A new model to calculate the Value of a Statistical Life

  • Faculty of Law, Economics and Finance (FDEF)
    University / Central Administration and Rectorate
    25 August 2021
  • Category
    University

Can you put a number on the value of a human life? How much are we willing to spend to reduce the risk of fatality in a given population? Economists can answer this question by calculating the value of a statistical life as a measure of the local trade-off between fatality risk and money spent. The figure that they estimate is used to help policymakers and regulators perform cost-benefit analyses in fields such as workplace health and safety regulations.

In a forthcoming paper in Quantitative Economics entitled “A Note on the Estimation of Job Amenities and Labor Productivity”, Arnaud Dupuy, Professor in Economics at the Faculty of Law, Economics and Finance at the University of Luxembourg and co-author Alfred Galichon (NYU, Sciences-Po), build on their previous research to introduce a maximum likelihood estimator of the value of job amenities and labor productivity in a single matching market based on the observation of equilibrium matches and wages.

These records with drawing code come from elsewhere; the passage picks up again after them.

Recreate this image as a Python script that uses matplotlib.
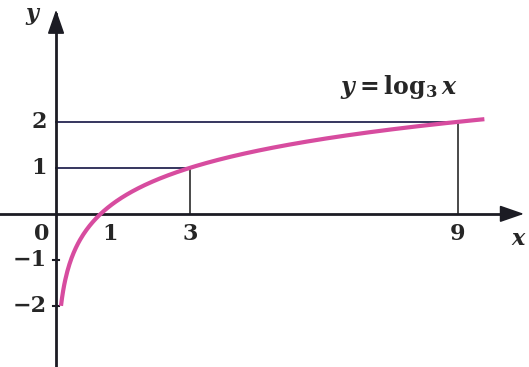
import numpy as np
import matplotlib.pyplot as plt
from matplotlib.patches import FancyArrowPatch

# Curve y = log_3 x and its guide points
x_curve = np.linspace(1 / 9, 9.6, 400)
y_curve = np.log(x_curve) / np.log(3)
guide_x = [3, 9]
guide_y = [1, 2]
x_tick_labels = ["1", "3", "9"]
x_tick_vals = [1, 3, 9]
y_tick_labels = ["2", "1", "\u22121", "\u22122"]
y_tick_vals = [2, 1, -1, -2]

plt.rcParams["font.family"] = ["DejaVu Serif"]
plt.rcParams["mathtext.fontset"] = "custom"
plt.rcParams["mathtext.rm"] = "DejaVu Serif:bold"
plt.rcParams["mathtext.it"] = "DejaVu Serif:italic:bold"

fig = plt.figure(figsize=(5.29, 3.67), dpi=100)
ax = fig.add_axes([0, 0, 1, 1])
ax.set_xlim(-1.256, 10.6)
ax.set_ylim(-3.33, 4.65)
ax.axis("off")

axis_col = "#1c1c24"
guide_col = "#35355e"
curve_col = "#d74c9f"
text_col = "#262626"

# Axes with slim arrowheads
ax.plot([-1.256, 10.3], [0, 0], color=axis_col, lw=2.0, zorder=3)
ax.plot([0, 0], [-3.4, 4.35], color=axis_col, lw=2.0, zorder=3)
ax.add_patch(FancyArrowPatch((10.0, 0), (10.55, 0), arrowstyle="-|>,head_length=7.5,head_width=2.6",
                             color=axis_col, lw=1.2, zorder=4, mutation_scale=2))
ax.add_patch(FancyArrowPatch((0, 4.0), (0, 4.5), arrowstyle="-|>,head_length=7.5,head_width=2.6",
                             color=axis_col, lw=1.2, zorder=4, mutation_scale=2))

# Guide lines
for gx, gy in zip(guide_x, guide_y):
    ax.plot([0, gx], [gy, gy], color=guide_col, lw=1.4, zorder=2)
    ax.plot([gx, gx], [0, gy], color="#4a4a4a", lw=1.4, zorder=2)

# Small ticks on negative y axis
for v in (-1, -2):
    ax.plot([-0.07, 0.07], [v, v], color=axis_col, lw=1.5, zorder=3)

# Curve
ax.plot(x_curve, y_curve, color=curve_col, lw=3.0, solid_capstyle="butt", zorder=5)

fs = 16
kw = dict(fontsize=fs, color=text_col, fontweight="bold")
for lab, v in zip(x_tick_labels, x_tick_vals):
    ax.text(v + (0.2 if v == 1 else 0), -0.2, lab, ha="center", va="top", **kw)
ax.text(-0.32, -0.2, "0", ha="center", va="top", **kw)
for lab, v in zip(y_tick_labels, y_tick_vals):
    ax.text(-0.2, v, lab, ha="right", va="center", **kw)

ax.text(10.38, -0.3, "$x$", ha="center", va="top", fontsize=fs, color=text_col)
ax.text(-0.5, 4.3, "$y$", ha="center", va="center", fontsize=fs, color=text_col)
ax.text(9.0, 2.75, r"$y = \mathrm{log}_3\, x$", ha="right", va="center", fontsize=17, color=text_col)

fig.savefig("out.png", dpi=100, facecolor="white")
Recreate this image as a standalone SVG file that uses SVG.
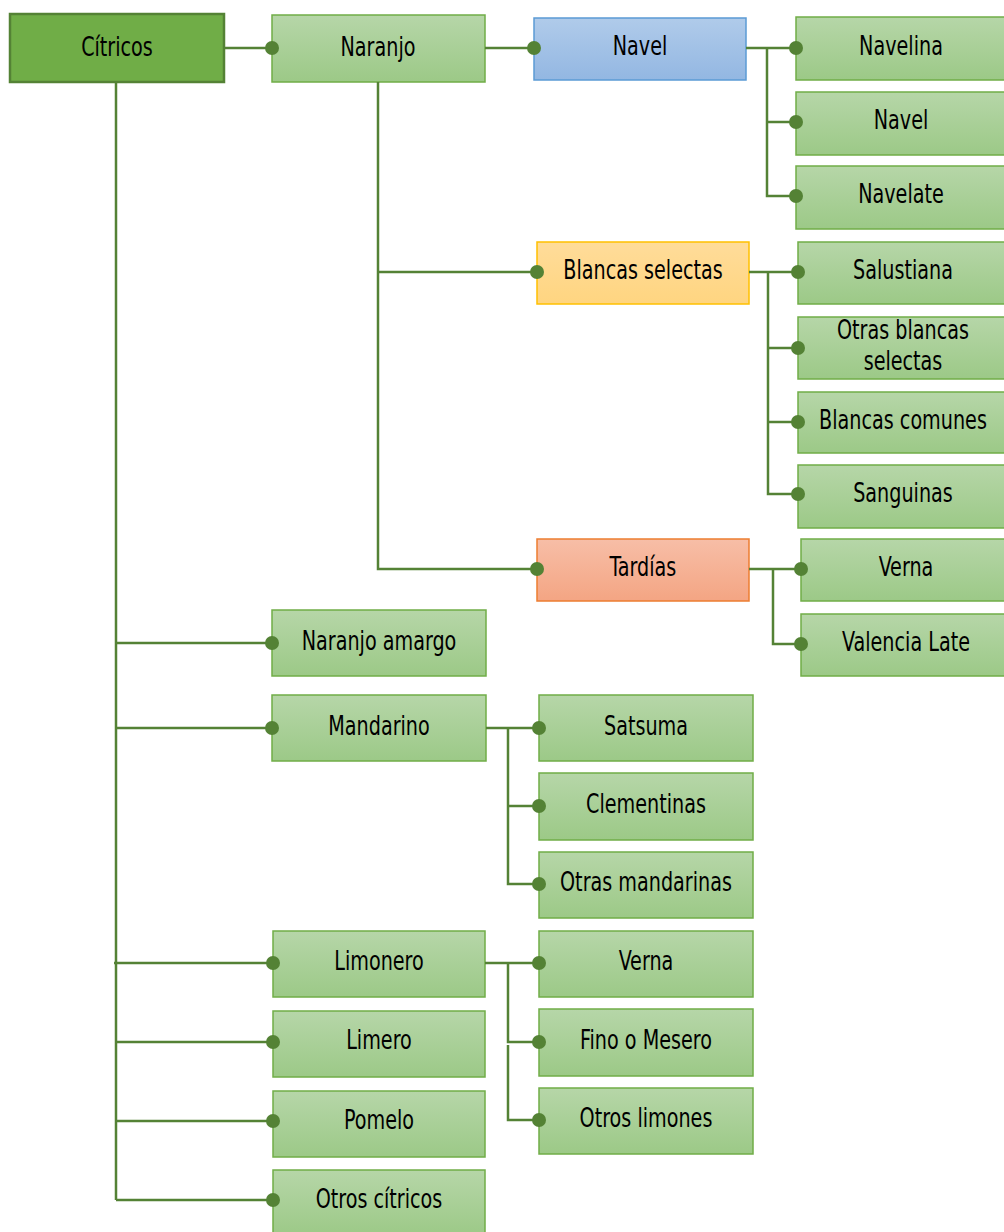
<svg xmlns="http://www.w3.org/2000/svg" width="1004" height="1232" viewBox="0 0 1004 1232">
<defs>
<linearGradient id="gG" x1="0" y1="0" x2="0" y2="1"><stop offset="0" stop-color="#b6d6a8"/><stop offset="1" stop-color="#9cc987"/></linearGradient>
<linearGradient id="gB" x1="0" y1="0" x2="0" y2="1"><stop offset="0" stop-color="#b0cbea"/><stop offset="1" stop-color="#93b7e2"/></linearGradient>
<linearGradient id="gY" x1="0" y1="0" x2="0" y2="1"><stop offset="0" stop-color="#ffdc9a"/><stop offset="1" stop-color="#ffd580"/></linearGradient>
<linearGradient id="gR" x1="0" y1="0" x2="0" y2="1"><stop offset="0" stop-color="#f7bea7"/><stop offset="1" stop-color="#f4a583"/></linearGradient>
</defs>
<style>
.g{fill:url(#gG);stroke:#70ad47;stroke-width:1.5}
.b{fill:url(#gB);stroke:#5b9bd5;stroke-width:1.5}
.y{fill:url(#gY);stroke:#ffc000;stroke-width:1.5}
.r{fill:url(#gR);stroke:#ed7d31;stroke-width:1.5}
.root{fill:#70ad47;stroke:#548235;stroke-width:2.5}
text{font-family:"DejaVu Sans Condensed","Liberation Sans Narrow","Liberation Sans",sans-serif;font-size:26px;fill:#000;text-anchor:middle;transform-box:fill-box;transform-origin:center;transform:scaleX(0.82)}
.c path{fill:none;stroke:#548235;stroke-width:2.5}
.c circle{fill:#548235}
</style>
<rect width="1004" height="1232" fill="#fff"/>
<g id="citricos"><rect class="root" x="10" y="14" width="214" height="68"/><text x="117" y="56">Cítricos</text></g>
<g id="naranjo"><rect class="g" x="272" y="15" width="213" height="67"/><text x="378" y="56">Naranjo</text></g>
<g id="navel"><rect class="b" x="534" y="18" width="212" height="62"/><text x="640" y="55">Navel</text></g>
<g id="navelina"><rect class="g" x="796" y="17" width="210" height="63"/><text x="901" y="55">Navelina</text></g>
<g id="navel2"><rect class="g" x="796" y="92" width="210" height="63"/><text x="901" y="129">Navel</text></g>
<g id="navelate"><rect class="g" x="796" y="166" width="210" height="63"/><text x="901" y="203">Navelate</text></g>
<g id="blancas"><rect class="y" x="537" y="242" width="212" height="62"/><text x="643" y="279">Blancas selectas</text></g>
<g id="salustiana"><rect class="g" x="798" y="242" width="210" height="62"/><text x="903" y="279">Salustiana</text></g>
<g id="otrasblancas"><rect class="g" x="798" y="317" width="210" height="62"/><text x="903" y="339">Otras blancas</text><text x="903" y="370">selectas</text></g>
<g id="comunes"><rect class="g" x="798" y="392" width="210" height="61"/><text x="903" y="429">Blancas comunes</text></g>
<g id="sanguinas"><rect class="g" x="798" y="465" width="210" height="63"/><text x="903" y="502">Sanguinas</text></g>
<g id="tardias"><rect class="r" x="537" y="539" width="212" height="62"/><text x="643" y="576">Tardías</text></g>
<g id="verna1"><rect class="g" x="801" y="539" width="210" height="62"/><text x="906" y="576">Verna</text></g>
<g id="valencia"><rect class="g" x="801" y="614" width="210" height="62"/><text x="906" y="651">Valencia Late</text></g>
<g id="amargo"><rect class="g" x="272" y="610" width="214" height="66"/><text x="379" y="650">Naranjo amargo</text></g>
<g id="mandarino"><rect class="g" x="272" y="695" width="214" height="66"/><text x="379" y="735">Mandarino</text></g>
<g id="satsuma"><rect class="g" x="539" y="695" width="214" height="66"/><text x="646" y="735">Satsuma</text></g>
<g id="clementinas"><rect class="g" x="539" y="773" width="214" height="67"/><text x="646" y="813">Clementinas</text></g>
<g id="otrasmand"><rect class="g" x="539" y="852" width="214" height="66"/><text x="646" y="891">Otras mandarinas</text></g>
<g id="limonero"><rect class="g" x="273" y="931" width="212" height="66"/><text x="379" y="970">Limonero</text></g>
<g id="limero"><rect class="g" x="273" y="1011" width="212" height="66"/><text x="379" y="1049">Limero</text></g>
<g id="pomelo"><rect class="g" x="273" y="1091" width="212" height="66"/><text x="379" y="1129">Pomelo</text></g>
<g id="otroscitricos"><rect class="g" x="273" y="1170" width="212" height="66"/><text x="379" y="1208">Otros cítricos</text></g>
<g id="verna2"><rect class="g" x="539" y="931" width="214" height="66"/><text x="646" y="970">Verna</text></g>
<g id="fino"><rect class="g" x="539" y="1009" width="214" height="67"/><text x="646" y="1049">Fino o Mesero</text></g>
<g id="otroslimones"><rect class="g" x="539" y="1088" width="214" height="66"/><text x="646" y="1127">Otros limones</text></g>
<g class="c" id="connectors">
<path d="M224 48H272"/>
<path d="M116 82V1200"/>
<path d="M116 643H272M116 728H272M114 963H273M116 1042H273M116 1121H273M116 1200H273"/>
<path d="M485 48H534"/>
<path d="M378 82V569H537M378 272H537"/>
<path d="M746 48H796M767 48V196H796M767 122H796"/>
<path d="M749 272H798M768 272V494H798M768 348H798M768 422H798"/>
<path d="M749 569H801M773 569V644H801"/>
<path d="M486 728H539M508 728V884H539M508 806H539"/>
<path d="M485 963H539M508 963V1042H539M508 1045V1120H539"/>
<circle cx="272" cy="48" r="7"/>
<circle cx="534" cy="48" r="7"/>
<circle cx="796" cy="48" r="7"/><circle cx="796" cy="122" r="7"/><circle cx="796" cy="196" r="7"/>
<circle cx="537" cy="272" r="7"/><circle cx="537" cy="569" r="7"/>
<circle cx="798" cy="272" r="7"/><circle cx="798" cy="348" r="7"/><circle cx="798" cy="422" r="7"/><circle cx="798" cy="494" r="7"/>
<circle cx="801" cy="569" r="7"/><circle cx="801" cy="644" r="7"/>
<circle cx="272" cy="643" r="7"/><circle cx="272" cy="728" r="7"/><circle cx="273" cy="963" r="7"/><circle cx="273" cy="1042" r="7"/><circle cx="273" cy="1121" r="7"/><circle cx="273" cy="1200" r="7"/>
<circle cx="539" cy="728" r="7"/><circle cx="539" cy="806" r="7"/><circle cx="539" cy="884" r="7"/>
<circle cx="539" cy="963" r="7"/><circle cx="539" cy="1042" r="7"/><circle cx="539" cy="1120" r="7"/>
</g>
</svg>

While the proposed model can be used to solve a wide range of assignment problems in both the field of family economics (marriage market) and labour economics (labour market), the researchers have chosen to illustrate the usefulness of their methodology by applying it to the estimation of compensating wage differentials for the risk of fatal injury on the job. Past approaches to this calculation have used classic hedonic regression techniques, whereas the researchers’ method adds a structural estimation of preferences for risky jobs that explicitly considers the matching of workers to jobs while estimating the equilibrium hedonic wage equation.

Using recent data from the United States (Current Population Survey, Census of Fatal Occupational Injuries), the researchers were able to quantify the extent to which US workers dislike risky jobs, finding that US workers’ utility (job satisfaction) drops 2.3% as the probability of fatal injury on the job increases by one standard deviation (ie: 13.05 per 100,000). This coefficient allows the researchers to then estimate the value of statistical life, obtaining a figure of $6.3 million ($2017). This estimate is $3 million lower than the one obtained through a classic approach, suggesting that not accounting explicitly for the sorting of workers to jobs can lead to biases in the estimation of the value of statistical life.